Book Review: What We Know About Climate Change

What We Know About Climate Change

What We Know About Climate Change, 2nd Edition
by Kerry Emanuel
The MIT Press, 2012.
93 pages (Kindle)

Available
Amazon

In this second edition of What We Know About Climate Change, Kerry Emanuel, Professor of Atmospheric Science in the Department of Earth, Atmospheric, and Planetary Science at MIT, brings the climate controversy down to earth.

Emanuel is a sort of unicorn among climate scientists; he is a Ronald Reagan-loving Republican. As he sees it though, being Republican shouldn’t be synonymous with being anti-science.

The Republican Party has a respectable track record in protecting the environment, from Abraham Lincoln’s deeding of Yosemite Valley to California, to Richard Nixon’s establishment of the Environmental Protection Agency and signing of the Clean Air Act, to Ronald Reagan’s strong advocacy of the Montreal Protocol, which sought to protect the ozone layer, and George H. W. Bush’s support of the United Nations Framework Convention on Climate Change and the historic 1990 amendments to the Clean Air Act.

Emanuel sees the issue of climate science as having a close tie to traditional Republican values. Few conservatives, he writes, “can be happy about our current dependence on foreign oil,” or “be comfortable with taxpayer subsidies of fossil fuels or the absorption of coal externalities into the price of health care.” Nevertheless, things are not likely to change so as long as voters “continue to elect scientific illiterates such as James Inhofe.” Inhofe believes that climate change is the “greatest hoax” ever perpetrated on the American people.

What We Know About Climate Change is ultimately not a polemical volume though, nor is it designed as a defense against denialists. It’s far too slim for that ambitious of a project and a very approachable read. What Emanuel does in this book is to give the reader an accessible overview of climate science. He shows where there is a consensus and why, where there are some disagreements, and where further work is needed.

“Certain findings are not in dispute,” says Emanuel. For example, “Atmospheric concentrations of key greenhouse gases— carbon dioxide, methane, ozone, and nitrous oxide— are increasing, driven by the burning of fossil fuels and biomass. Carbon dioxide has increased from its pre-industrial level of about 280 parts per million to about 396 parts per million today, an increase of about 40 percent.”

“Sea level has risen by about four inches over the past 60 years,” he adds, “A little more than an inch of this rise occurred during the past decade.”

He lays out the three major categories for handling the issue of climate change (including their pros and cons) as mitigation, adaptation, and geoengineering—the first he sees as having “the most straightforward effect on climate because it attacks the source of the problem.”

What I appreciated about the volume was its overall straight-forwardness.
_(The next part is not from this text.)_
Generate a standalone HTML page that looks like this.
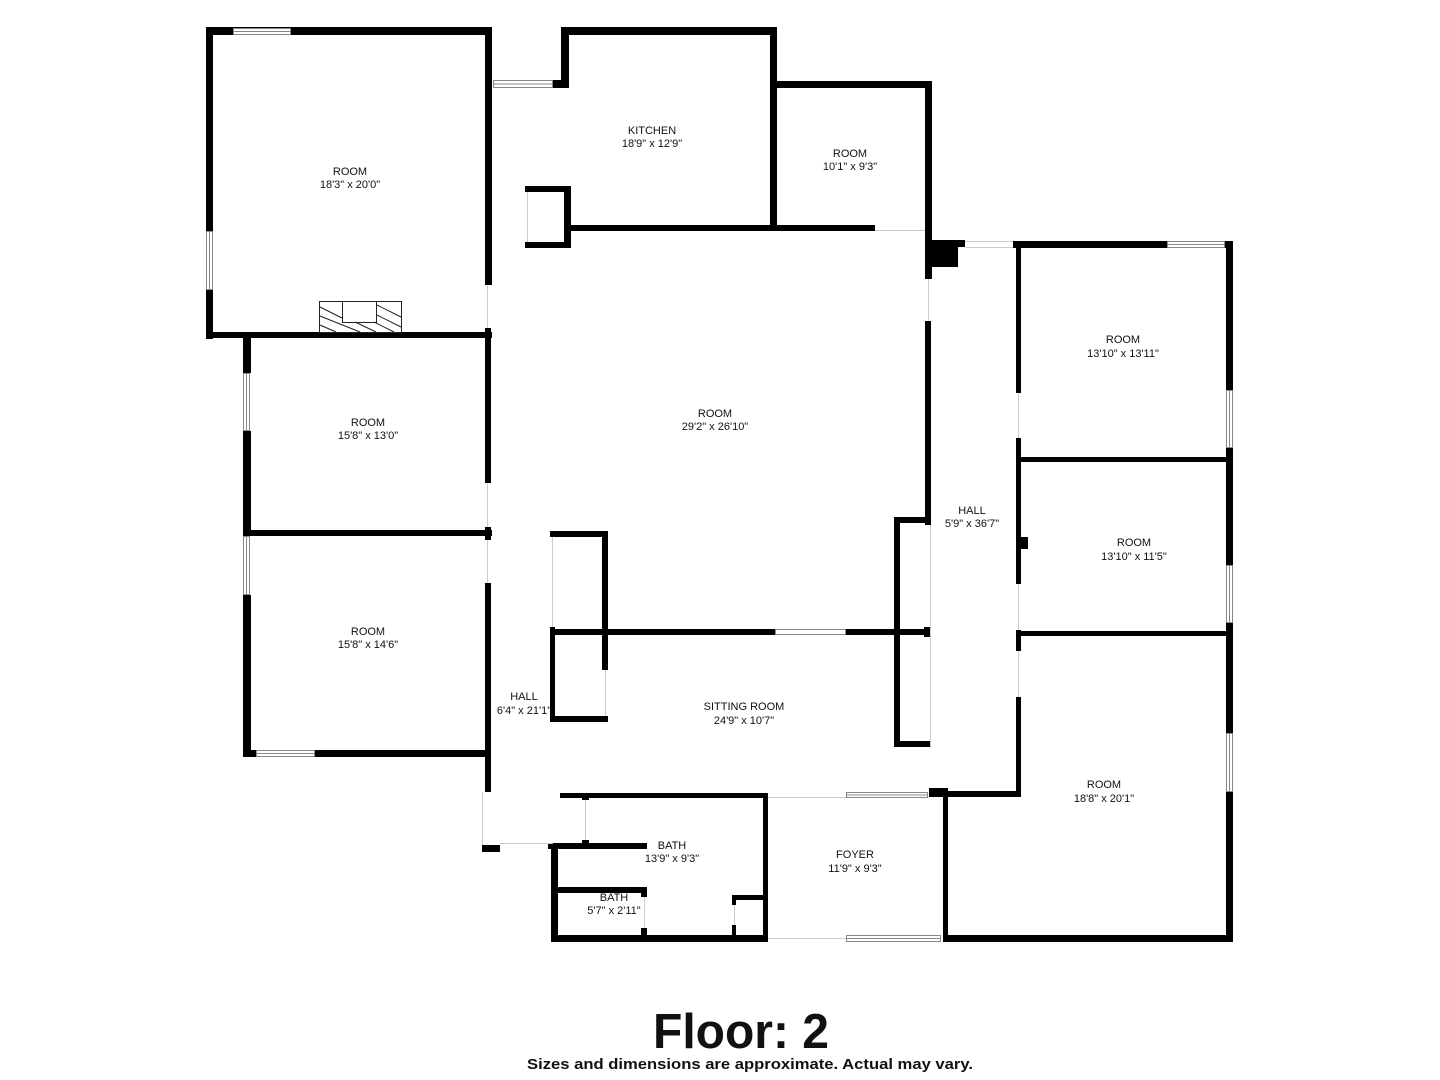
<!DOCTYPE html>
<html><head><meta charset="utf-8"><style>
html,body{margin:0;padding:0;background:#fff;width:1440px;height:1080px;overflow:hidden}
svg text{font-family:"Liberation Sans",sans-serif;fill:#111}
</style></head><body>
<svg width="1440" height="1080" viewBox="0 0 1440 1080" xmlns="http://www.w3.org/2000/svg">
<g fill="#000">
<!-- top-left room -->
<rect x="206" y="27" width="286" height="8"/>
<rect x="206" y="27" width="7" height="312"/>
<rect x="485" y="27" width="7" height="258"/>
<rect x="485" y="328" width="6" height="155"/>
<rect x="206" y="332" width="286" height="6"/>
<!-- kitchen -->
<rect x="553" y="80" width="16" height="8"/>
<rect x="561" y="27" width="8" height="61"/>
<rect x="561" y="27" width="216" height="8"/>
<rect x="770" y="27" width="7" height="201"/>
<rect x="564" y="225" width="311" height="6"/>
<!-- closet box -->
<rect x="525" y="186" width="46" height="6"/>
<rect x="564" y="186" width="7" height="62"/>
<rect x="525" y="242" width="46" height="6"/>
<!-- room 10'1 -->
<rect x="770" y="81" width="162" height="7"/>
<rect x="925" y="81" width="7" height="198"/>
<rect x="925" y="240" width="40" height="7"/>
<rect x="925" y="240" width="33" height="27"/>
<!-- hall right-left wall -->
<rect x="925" y="321" width="6" height="204"/>
<rect x="924" y="627" width="7" height="10"/>
<rect x="894" y="517" width="36" height="6"/>
<rect x="894" y="517" width="6" height="230"/>
<rect x="894" y="741" width="36" height="6"/>
<!-- right rooms -->
<rect x="1013" y="241" width="154" height="7"/>
<rect x="1225" y="241" width="8" height="7"/>
<rect x="1226" y="241" width="7" height="149"/>
<rect x="1226" y="448" width="7" height="117"/>
<rect x="1226" y="623" width="7" height="110"/>
<rect x="1226" y="792" width="7" height="150"/>
<rect x="1016" y="248" width="5" height="145"/>
<rect x="1016" y="438" width="5" height="146"/>
<rect x="1021" y="537" width="7" height="12"/>
<rect x="1016" y="630" width="5" height="21"/>
<rect x="1016" y="697" width="5" height="100"/>
<rect x="1016" y="457" width="217" height="5"/>
<rect x="1016" y="631" width="217" height="5"/>
<rect x="943" y="791" width="78" height="6"/>
<rect x="929" y="788" width="19" height="9"/>
<rect x="943" y="788" width="5" height="154"/>
<rect x="943" y="935" width="290" height="7"/>
<!-- left rooms -->
<rect x="243" y="333" width="249" height="5"/>
<rect x="243" y="333" width="8" height="40"/>
<rect x="243" y="431" width="8" height="105"/>
<rect x="243" y="595" width="8" height="162"/>
<rect x="243" y="530" width="249" height="6"/>
<rect x="485" y="527" width="6" height="13"/>
<rect x="485" y="583" width="6" height="209"/>
<rect x="243" y="750" width="13" height="7"/>
<rect x="315" y="750" width="176" height="7"/>
<rect x="482" y="845" width="18" height="7"/>
<!-- sitting room closet -->
<rect x="550" y="531" width="58" height="6"/>
<rect x="602" y="531" width="6" height="139"/>
<rect x="550" y="627" width="5" height="95"/>
<rect x="550" y="716" width="58" height="6"/>
<rect x="550" y="629" width="225" height="6"/>
<rect x="846" y="629" width="84" height="6"/>
<!-- baths -->
<rect x="560" y="793" width="208" height="5"/>
<rect x="582" y="793" width="7" height="7"/>
<rect x="582" y="840" width="7" height="7"/>
<rect x="763" y="793" width="5" height="149"/>
<rect x="548" y="843" width="99" height="6"/>
<rect x="551" y="843" width="7" height="99"/>
<rect x="551" y="935" width="217" height="7"/>
<rect x="551" y="887" width="96" height="6"/>
<rect x="641" y="887" width="6" height="10"/>
<rect x="641" y="928" width="6" height="14"/>
<rect x="732" y="895" width="36" height="5"/>
<rect x="732" y="895" width="4" height="10"/>
<rect x="732" y="925" width="4" height="17"/>
</g>
<!-- fireplace -->
<g fill="none" stroke="#222" stroke-width="1">
<rect x="319.5" y="301.5" width="82" height="31"/>
<rect x="342.5" y="301.5" width="34" height="21" fill="#fff"/>
<path d="M320 307 L342 318 M320 316 L360 332 M320 325 L336 332 M377 305 L401 317 M377 315 L401 327 M374 322 L394 332 M355 322 L376 332"/>
</g>
<!-- windows -->
<g fill="#fff" stroke="#888" stroke-width="1">
<rect x="233.5" y="28.5" width="57" height="6"/><line x1="234" y1="31.5" x2="290" y2="31.5"/>
<rect x="206.5" y="231.5" width="6" height="58"/><line x1="209.5" y1="232" x2="209.5" y2="289"/>
<rect x="493.5" y="80.5" width="59" height="7"/><line x1="494" y1="84" x2="552" y2="84"/>
<rect x="1167.5" y="241.5" width="57" height="6"/><line x1="1168" y1="244.5" x2="1224" y2="244.5"/>
<rect x="1226.5" y="390.5" width="6" height="57"/><line x1="1229.5" y1="391" x2="1229.5" y2="447"/>
<rect x="1226.5" y="565.5" width="6" height="57"/><line x1="1229.5" y1="566" x2="1229.5" y2="622"/>
<rect x="1226.5" y="733.5" width="6" height="58"/><line x1="1229.5" y1="734" x2="1229.5" y2="791"/>
<rect x="243.5" y="373.5" width="6" height="57"/><line x1="246.5" y1="374" x2="246.5" y2="430"/>
<rect x="243.5" y="536.5" width="6" height="58"/><line x1="246.5" y1="537" x2="246.5" y2="594"/>
<rect x="256.5" y="750.5" width="58" height="6"/><line x1="257" y1="753.5" x2="314" y2="753.5"/>
<rect x="775.5" y="629.5" width="70" height="5"/>
<rect x="846.5" y="792.5" width="81" height="5"/><line x1="847" y1="795" x2="927" y2="795"/>
<rect x="846.5" y="935.5" width="94" height="6"/><line x1="847" y1="938.5" x2="940" y2="938.5"/>
</g>
<!-- light openings -->
<g stroke="#ccc" stroke-width="1" fill="none">
<line x1="875" y1="230.5" x2="925" y2="230.5"/>
<line x1="965" y1="241.5" x2="1013" y2="241.5"/><line x1="965" y1="247.5" x2="1013" y2="247.5"/>
<line x1="928.5" y1="279" x2="928.5" y2="321"/>
<line x1="930.5" y1="525" x2="930.5" y2="747"/>
<line x1="1018.5" y1="393" x2="1018.5" y2="438"/><line x1="1018.5" y1="584" x2="1018.5" y2="630"/><line x1="1018.5" y1="651" x2="1018.5" y2="697"/>
<line x1="487.5" y1="285" x2="487.5" y2="328"/><line x1="487.5" y1="483" x2="487.5" y2="527"/><line x1="487.5" y1="540" x2="487.5" y2="583"/>
<line x1="482.5" y1="792" x2="482.5" y2="845"/><line x1="500" y1="843.5" x2="553" y2="843.5"/>
<line x1="585.5" y1="800" x2="585.5" y2="840"/>
<line x1="527.5" y1="192" x2="527.5" y2="242"/>
<line x1="552.5" y1="537" x2="552.5" y2="627"/><line x1="605.5" y1="670" x2="605.5" y2="716"/>
<line x1="768" y1="797.5" x2="846" y2="797.5"/><line x1="768" y1="938.5" x2="846" y2="938.5"/>
<line x1="644.5" y1="897" x2="644.5" y2="928"/><line x1="734.5" y1="905" x2="734.5" y2="925"/>
</g>
<g font-size="11" text-anchor="middle">
<text x="350" y="175">ROOM</text><text x="350" y="188">18'3" x 20'0"</text>
<text x="652" y="134">KITCHEN</text><text x="652" y="147">18'9" x 12'9"</text>
<text x="850" y="157">ROOM</text><text x="850" y="170">10'1" x 9'3"</text>
<text x="715" y="417">ROOM</text><text x="715" y="430">29'2" x 26'10"</text>
<text x="368" y="426">ROOM</text><text x="368" y="439">15'8" x 13'0"</text>
<text x="368" y="635">ROOM</text><text x="368" y="648">15'8" x 14'6"</text>
<text x="524" y="700">HALL</text><text x="524" y="714">6'4" x 21'1"</text>
<text x="744" y="710">SITTING ROOM</text><text x="744" y="724">24'9" x 10'7"</text>
<text x="972" y="514">HALL</text><text x="972" y="527">5'9" x 36'7"</text>
<text x="1123" y="343">ROOM</text><text x="1123" y="357">13'10" x 13'11"</text>
<text x="1134" y="546">ROOM</text><text x="1134" y="560">13'10" x 11'5"</text>
<text x="1104" y="788">ROOM</text><text x="1104" y="802">18'8" x 20'1"</text>
<text x="672" y="849">BATH</text><text x="672" y="862">13'9" x 9'3"</text>
<text x="614" y="901">BATH</text><text x="614" y="914">5'7" x 2'11"</text>
<text x="855" y="858">FOYER</text><text x="855" y="872">11'9" x 9'3"</text>
</g>
<text x="741" y="1048" font-size="49" font-weight="bold" text-anchor="middle" textLength="176" lengthAdjust="spacingAndGlyphs">Floor: 2</text>
<text x="750" y="1069" font-size="15" font-weight="bold" text-anchor="middle" textLength="446" lengthAdjust="spacingAndGlyphs">Sizes and dimensions are approximate. Actual may vary.</text>
</svg>
</body></html>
He lets the reader in on how scientists approach the work of science, explaining the peer-review process and why it is necessary. “Science proceeds by continually testing and discarding or refining hypotheses, a process greatly aided by the naturally skeptical disposition of scientists…Partisanship— whatever its source— is likely to be detected by our colleagues and hurt our credibility, the true stock of the trade.”

Now if only the Republican party could have its own climate change and start listening to individuals like Kerry Emanuel, then there might be a chance that our future grandchildren will have less of our mess to pick up.